[Some records]
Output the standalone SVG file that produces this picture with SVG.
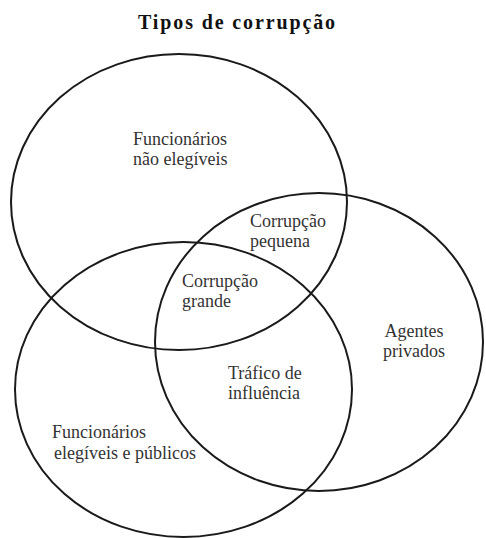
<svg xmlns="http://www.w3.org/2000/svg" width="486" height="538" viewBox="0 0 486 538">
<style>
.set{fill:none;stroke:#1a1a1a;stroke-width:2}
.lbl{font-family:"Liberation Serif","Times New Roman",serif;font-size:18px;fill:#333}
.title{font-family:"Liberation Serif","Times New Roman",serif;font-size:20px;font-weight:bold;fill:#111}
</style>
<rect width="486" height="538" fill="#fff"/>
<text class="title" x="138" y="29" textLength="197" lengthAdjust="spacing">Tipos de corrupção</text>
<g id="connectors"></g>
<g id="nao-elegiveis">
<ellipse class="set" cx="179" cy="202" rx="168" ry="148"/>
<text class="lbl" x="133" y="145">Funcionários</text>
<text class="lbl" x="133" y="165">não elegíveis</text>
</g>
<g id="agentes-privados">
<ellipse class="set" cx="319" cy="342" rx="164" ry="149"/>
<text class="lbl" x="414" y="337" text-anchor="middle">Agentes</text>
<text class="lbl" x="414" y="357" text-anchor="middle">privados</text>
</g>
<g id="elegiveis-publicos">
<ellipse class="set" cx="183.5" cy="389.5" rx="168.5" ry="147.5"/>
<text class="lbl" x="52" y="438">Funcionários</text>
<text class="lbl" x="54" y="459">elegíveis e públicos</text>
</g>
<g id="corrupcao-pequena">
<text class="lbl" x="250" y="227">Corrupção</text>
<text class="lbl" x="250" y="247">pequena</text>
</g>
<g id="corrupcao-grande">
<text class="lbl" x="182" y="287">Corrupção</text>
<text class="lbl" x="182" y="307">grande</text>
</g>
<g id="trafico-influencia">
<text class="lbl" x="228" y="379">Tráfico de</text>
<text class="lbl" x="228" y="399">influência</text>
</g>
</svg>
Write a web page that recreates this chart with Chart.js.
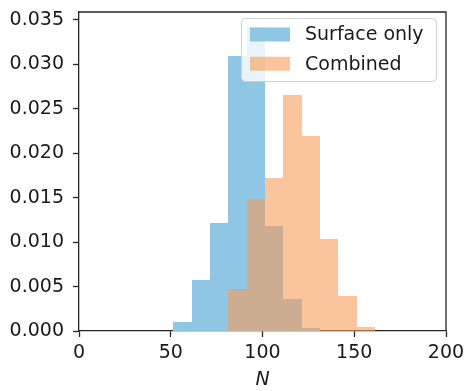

What to produce ▸
All records must be output exactly as they are, except for the pictures, which are left out.

Exercise response ▸
Output the standalone SVG file that produces this picture with SVG.
<svg xmlns="http://www.w3.org/2000/svg" width="486" height="538" viewBox="0 0 486 538">
<style>
.set{fill:none;stroke:#1a1a1a;stroke-width:2}
.lbl{font-family:"Liberation Serif","Times New Roman",serif;font-size:18px;fill:#333}
.title{font-family:"Liberation Serif","Times New Roman",serif;font-size:20px;font-weight:bold;fill:#111}
</style>
<rect width="486" height="538" fill="#fff"/>
<text class="title" x="138" y="29" textLength="197" lengthAdjust="spacing">Tipos de corrupção</text>
<g id="connectors"></g>
<g id="nao-elegiveis">
<ellipse class="set" cx="179" cy="202" rx="168" ry="148"/>
<text class="lbl" x="133" y="145">Funcionários</text>
<text class="lbl" x="133" y="165">não elegíveis</text>
</g>
<g id="agentes-privados">
<ellipse class="set" cx="319" cy="342" rx="164" ry="149"/>
<text class="lbl" x="414" y="337" text-anchor="middle">Agentes</text>
<text class="lbl" x="414" y="357" text-anchor="middle">privados</text>
</g>
<g id="elegiveis-publicos">
<ellipse class="set" cx="183.5" cy="389.5" rx="168.5" ry="147.5"/>
<text class="lbl" x="52" y="438">Funcionários</text>
<text class="lbl" x="54" y="459">elegíveis e públicos</text>
</g>
<g id="corrupcao-pequena">
<text class="lbl" x="250" y="227">Corrupção</text>
<text class="lbl" x="250" y="247">pequena</text>
</g>
<g id="corrupcao-grande">
<text class="lbl" x="182" y="287">Corrupção</text>
<text class="lbl" x="182" y="307">grande</text>
</g>
<g id="trafico-influencia">
<text class="lbl" x="228" y="379">Tráfico de</text>
<text class="lbl" x="228" y="399">influência</text>
</g>
</svg>
Write a web page that recreates this chart with Chart.js.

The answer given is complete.